# Provided material

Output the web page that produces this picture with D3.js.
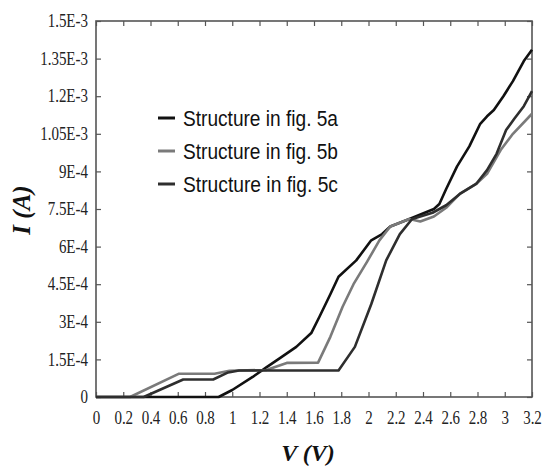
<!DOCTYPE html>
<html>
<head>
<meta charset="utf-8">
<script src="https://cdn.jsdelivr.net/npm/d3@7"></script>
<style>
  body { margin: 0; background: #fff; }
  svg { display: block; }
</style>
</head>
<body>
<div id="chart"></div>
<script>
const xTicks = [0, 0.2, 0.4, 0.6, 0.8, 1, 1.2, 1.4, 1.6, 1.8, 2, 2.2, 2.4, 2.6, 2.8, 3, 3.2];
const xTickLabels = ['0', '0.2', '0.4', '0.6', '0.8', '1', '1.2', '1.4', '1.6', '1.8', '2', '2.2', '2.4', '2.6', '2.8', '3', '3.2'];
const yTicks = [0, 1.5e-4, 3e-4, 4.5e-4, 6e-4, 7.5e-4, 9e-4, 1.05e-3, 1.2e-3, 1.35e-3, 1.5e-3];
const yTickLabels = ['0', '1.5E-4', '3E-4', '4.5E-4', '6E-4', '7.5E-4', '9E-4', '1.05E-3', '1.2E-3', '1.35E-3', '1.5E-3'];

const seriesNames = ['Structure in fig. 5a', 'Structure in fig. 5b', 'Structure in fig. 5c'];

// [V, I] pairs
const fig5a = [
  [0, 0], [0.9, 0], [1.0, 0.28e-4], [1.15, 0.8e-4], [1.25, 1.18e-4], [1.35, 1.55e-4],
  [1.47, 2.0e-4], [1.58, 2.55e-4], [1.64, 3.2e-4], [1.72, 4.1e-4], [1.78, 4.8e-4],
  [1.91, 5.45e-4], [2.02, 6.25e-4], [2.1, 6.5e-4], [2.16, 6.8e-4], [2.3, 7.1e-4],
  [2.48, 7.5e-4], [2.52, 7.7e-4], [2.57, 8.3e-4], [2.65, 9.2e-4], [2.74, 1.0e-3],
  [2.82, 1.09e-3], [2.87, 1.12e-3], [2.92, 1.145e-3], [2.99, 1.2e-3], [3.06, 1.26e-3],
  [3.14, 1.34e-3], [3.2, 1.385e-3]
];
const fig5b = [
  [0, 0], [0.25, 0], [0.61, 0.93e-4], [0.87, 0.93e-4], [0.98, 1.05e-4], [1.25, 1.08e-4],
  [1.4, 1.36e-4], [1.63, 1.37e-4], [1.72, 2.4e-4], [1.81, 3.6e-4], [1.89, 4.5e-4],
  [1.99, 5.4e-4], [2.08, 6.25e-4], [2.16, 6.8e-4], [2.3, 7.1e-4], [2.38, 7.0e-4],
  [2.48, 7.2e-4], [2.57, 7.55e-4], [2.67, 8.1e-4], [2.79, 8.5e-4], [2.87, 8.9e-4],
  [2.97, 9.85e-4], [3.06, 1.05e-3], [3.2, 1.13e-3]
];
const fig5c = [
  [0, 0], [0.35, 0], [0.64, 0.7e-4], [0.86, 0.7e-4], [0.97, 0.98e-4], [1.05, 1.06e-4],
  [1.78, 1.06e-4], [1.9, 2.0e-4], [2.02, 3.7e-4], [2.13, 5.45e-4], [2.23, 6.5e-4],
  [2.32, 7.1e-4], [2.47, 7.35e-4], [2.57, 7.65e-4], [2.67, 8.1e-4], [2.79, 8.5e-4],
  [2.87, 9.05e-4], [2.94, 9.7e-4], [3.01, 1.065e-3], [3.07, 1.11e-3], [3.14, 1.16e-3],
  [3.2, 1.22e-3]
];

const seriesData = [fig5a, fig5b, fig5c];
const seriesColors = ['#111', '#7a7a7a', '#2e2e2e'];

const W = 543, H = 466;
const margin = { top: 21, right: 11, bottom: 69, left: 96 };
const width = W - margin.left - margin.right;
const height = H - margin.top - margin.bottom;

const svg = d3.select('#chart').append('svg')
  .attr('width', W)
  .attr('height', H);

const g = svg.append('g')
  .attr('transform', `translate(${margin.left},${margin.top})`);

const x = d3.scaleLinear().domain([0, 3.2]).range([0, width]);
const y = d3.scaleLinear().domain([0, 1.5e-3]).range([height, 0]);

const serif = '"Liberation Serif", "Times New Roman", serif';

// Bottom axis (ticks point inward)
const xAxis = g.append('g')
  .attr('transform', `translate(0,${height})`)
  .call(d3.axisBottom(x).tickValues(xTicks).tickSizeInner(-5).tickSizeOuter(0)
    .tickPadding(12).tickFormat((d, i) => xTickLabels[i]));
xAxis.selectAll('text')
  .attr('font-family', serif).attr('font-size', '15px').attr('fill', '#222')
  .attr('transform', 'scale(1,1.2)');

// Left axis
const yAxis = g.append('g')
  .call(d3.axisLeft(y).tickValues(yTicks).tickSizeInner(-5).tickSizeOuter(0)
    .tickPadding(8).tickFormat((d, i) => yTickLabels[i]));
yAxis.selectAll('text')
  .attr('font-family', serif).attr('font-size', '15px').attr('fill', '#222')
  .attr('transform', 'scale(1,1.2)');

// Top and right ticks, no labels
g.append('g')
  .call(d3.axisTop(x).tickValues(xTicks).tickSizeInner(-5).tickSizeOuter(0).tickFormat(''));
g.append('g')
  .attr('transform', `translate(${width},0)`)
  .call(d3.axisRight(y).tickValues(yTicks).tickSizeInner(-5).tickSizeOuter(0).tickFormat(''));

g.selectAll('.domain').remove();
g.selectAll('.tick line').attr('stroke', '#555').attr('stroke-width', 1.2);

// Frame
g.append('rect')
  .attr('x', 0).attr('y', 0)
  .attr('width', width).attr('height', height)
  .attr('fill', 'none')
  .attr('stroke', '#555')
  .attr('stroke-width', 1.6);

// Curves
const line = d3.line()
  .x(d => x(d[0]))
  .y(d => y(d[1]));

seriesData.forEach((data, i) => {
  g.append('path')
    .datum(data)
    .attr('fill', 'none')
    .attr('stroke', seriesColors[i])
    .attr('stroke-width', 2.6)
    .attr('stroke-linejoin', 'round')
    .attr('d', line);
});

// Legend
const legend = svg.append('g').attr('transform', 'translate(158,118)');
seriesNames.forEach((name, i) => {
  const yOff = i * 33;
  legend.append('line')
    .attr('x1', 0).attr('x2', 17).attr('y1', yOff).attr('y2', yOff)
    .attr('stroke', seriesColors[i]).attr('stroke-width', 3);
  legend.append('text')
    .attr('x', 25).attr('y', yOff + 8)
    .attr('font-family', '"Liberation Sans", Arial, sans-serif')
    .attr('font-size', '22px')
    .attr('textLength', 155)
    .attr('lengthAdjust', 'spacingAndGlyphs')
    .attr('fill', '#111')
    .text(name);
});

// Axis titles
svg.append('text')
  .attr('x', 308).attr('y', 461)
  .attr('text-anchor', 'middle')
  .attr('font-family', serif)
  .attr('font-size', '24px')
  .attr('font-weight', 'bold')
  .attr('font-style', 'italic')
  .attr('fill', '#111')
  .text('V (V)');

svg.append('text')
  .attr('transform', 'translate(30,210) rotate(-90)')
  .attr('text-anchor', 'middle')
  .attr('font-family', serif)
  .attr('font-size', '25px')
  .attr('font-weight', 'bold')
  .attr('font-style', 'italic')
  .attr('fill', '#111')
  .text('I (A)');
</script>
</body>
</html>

# What to produce
Strip out the pictures and quote the remaining data word for word.

# Final result
Output the web page that produces this picture with D3.js.
<!DOCTYPE html>
<html>
<head>
<meta charset="utf-8">
<script src="https://cdn.jsdelivr.net/npm/d3@7"></script>
<style>
  body { margin: 0; background: #fff; }
  svg { display: block; }
</style>
</head>
<body>
<div id="chart"></div>
<script>
const xTicks = [0, 0.2, 0.4, 0.6, 0.8, 1, 1.2, 1.4, 1.6, 1.8, 2, 2.2, 2.4, 2.6, 2.8, 3, 3.2];
const xTickLabels = ['0', '0.2', '0.4', '0.6', '0.8', '1', '1.2', '1.4', '1.6', '1.8', '2', '2.2', '2.4', '2.6', '2.8', '3', '3.2'];
const yTicks = [0, 1.5e-4, 3e-4, 4.5e-4, 6e-4, 7.5e-4, 9e-4, 1.05e-3, 1.2e-3, 1.35e-3, 1.5e-3];
const yTickLabels = ['0', '1.5E-4', '3E-4', '4.5E-4', '6E-4', '7.5E-4', '9E-4', '1.05E-3', '1.2E-3', '1.35E-3', '1.5E-3'];

const seriesNames = ['Structure in fig. 5a', 'Structure in fig. 5b', 'Structure in fig. 5c'];

// [V, I] pairs
const fig5a = [
  [0, 0], [0.9, 0], [1.0, 0.28e-4], [1.15, 0.8e-4], [1.25, 1.18e-4], [1.35, 1.55e-4],
  [1.47, 2.0e-4], [1.58, 2.55e-4], [1.64, 3.2e-4], [1.72, 4.1e-4], [1.78, 4.8e-4],
  [1.91, 5.45e-4], [2.02, 6.25e-4], [2.1, 6.5e-4], [2.16, 6.8e-4], [2.3, 7.1e-4],
  [2.48, 7.5e-4], [2.52, 7.7e-4], [2.57, 8.3e-4], [2.65, 9.2e-4], [2.74, 1.0e-3],
  [2.82, 1.09e-3], [2.87, 1.12e-3], [2.92, 1.145e-3], [2.99, 1.2e-3], [3.06, 1.26e-3],
  [3.14, 1.34e-3], [3.2, 1.385e-3]
];
const fig5b = [
  [0, 0], [0.25, 0], [0.61, 0.93e-4], [0.87, 0.93e-4], [0.98, 1.05e-4], [1.25, 1.08e-4],
  [1.4, 1.36e-4], [1.63, 1.37e-4], [1.72, 2.4e-4], [1.81, 3.6e-4], [1.89, 4.5e-4],
  [1.99, 5.4e-4], [2.08, 6.25e-4], [2.16, 6.8e-4], [2.3, 7.1e-4], [2.38, 7.0e-4],
  [2.48, 7.2e-4], [2.57, 7.55e-4], [2.67, 8.1e-4], [2.79, 8.5e-4], [2.87, 8.9e-4],
  [2.97, 9.85e-4], [3.06, 1.05e-3], [3.2, 1.13e-3]
];
const fig5c = [
  [0, 0], [0.35, 0], [0.64, 0.7e-4], [0.86, 0.7e-4], [0.97, 0.98e-4], [1.05, 1.06e-4],
  [1.78, 1.06e-4], [1.9, 2.0e-4], [2.02, 3.7e-4], [2.13, 5.45e-4], [2.23, 6.5e-4],
  [2.32, 7.1e-4], [2.47, 7.35e-4], [2.57, 7.65e-4], [2.67, 8.1e-4], [2.79, 8.5e-4],
  [2.87, 9.05e-4], [2.94, 9.7e-4], [3.01, 1.065e-3], [3.07, 1.11e-3], [3.14, 1.16e-3],
  [3.2, 1.22e-3]
];

const seriesData = [fig5a, fig5b, fig5c];
const seriesColors = ['#111', '#7a7a7a', '#2e2e2e'];

const W = 543, H = 466;
const margin = { top: 21, right: 11, bottom: 69, left: 96 };
const width = W - margin.left - margin.right;
const height = H - margin.top - margin.bottom;

const svg = d3.select('#chart').append('svg')
  .attr('width', W)
  .attr('height', H);

const g = svg.append('g')
  .attr('transform', `translate(${margin.left},${margin.top})`);

const x = d3.scaleLinear().domain([0, 3.2]).range([0, width]);
const y = d3.scaleLinear().domain([0, 1.5e-3]).range([height, 0]);

const serif = '"Liberation Serif", "Times New Roman", serif';

// Bottom axis (ticks point inward)
const xAxis = g.append('g')
  .attr('transform', `translate(0,${height})`)
  .call(d3.axisBottom(x).tickValues(xTicks).tickSizeInner(-5).tickSizeOuter(0)
    .tickPadding(12).tickFormat((d, i) => xTickLabels[i]));
xAxis.selectAll('text')
  .attr('font-family', serif).attr('font-size', '15px').attr('fill', '#222')
  .attr('transform', 'scale(1,1.2)');

// Left axis
const yAxis = g.append('g')
  .call(d3.axisLeft(y).tickValues(yTicks).tickSizeInner(-5).tickSizeOuter(0)
    .tickPadding(8).tickFormat((d, i) => yTickLabels[i]));
yAxis.selectAll('text')
  .attr('font-family', serif).attr('font-size', '15px').attr('fill', '#222')
  .attr('transform', 'scale(1,1.2)');

// Top and right ticks, no labels
g.append('g')
  .call(d3.axisTop(x).tickValues(xTicks).tickSizeInner(-5).tickSizeOuter(0).tickFormat(''));
g.append('g')
  .attr('transform', `translate(${width},0)`)
  .call(d3.axisRight(y).tickValues(yTicks).tickSizeInner(-5).tickSizeOuter(0).tickFormat(''));

g.selectAll('.domain').remove();
g.selectAll('.tick line').attr('stroke', '#555').attr('stroke-width', 1.2);

// Frame
g.append('rect')
  .attr('x', 0).attr('y', 0)
  .attr('width', width).attr('height', height)
  .attr('fill', 'none')
  .attr('stroke', '#555')
  .attr('stroke-width', 1.6);

// Curves
const line = d3.line()
  .x(d => x(d[0]))
  .y(d => y(d[1]));

seriesData.forEach((data, i) => {
  g.append('path')
    .datum(data)
    .attr('fill', 'none')
    .attr('stroke', seriesColors[i])
    .attr('stroke-width', 2.6)
    .attr('stroke-linejoin', 'round')
    .attr('d', line);
});

// Legend
const legend = svg.append('g').attr('transform', 'translate(158,118)');
seriesNames.forEach((name, i) => {
  const yOff = i * 33;
  legend.append('line')
    .attr('x1', 0).attr('x2', 17).attr('y1', yOff).attr('y2', yOff)
    .attr('stroke', seriesColors[i]).attr('stroke-width', 3);
  legend.append('text')
    .attr('x', 25).attr('y', yOff + 8)
    .attr('font-family', '"Liberation Sans", Arial, sans-serif')
    .attr('font-size', '22px')
    .attr('textLength', 155)
    .attr('lengthAdjust', 'spacingAndGlyphs')
    .attr('fill', '#111')
    .text(name);
});

// Axis titles
svg.append('text')
  .attr('x', 308).attr('y', 461)
  .attr('text-anchor', 'middle')
  .attr('font-family', serif)
  .attr('font-size', '24px')
  .attr('font-weight', 'bold')
  .attr('font-style', 'italic')
  .attr('fill', '#111')
  .text('V (V)');

svg.append('text')
  .attr('transform', 'translate(30,210) rotate(-90)')
  .attr('text-anchor', 'middle')
  .attr('font-family', serif)
  .attr('font-size', '25px')
  .attr('font-weight', 'bold')
  .attr('font-style', 'italic')
  .attr('fill', '#111')
  .text('I (A)');
</script>
</body>
</html>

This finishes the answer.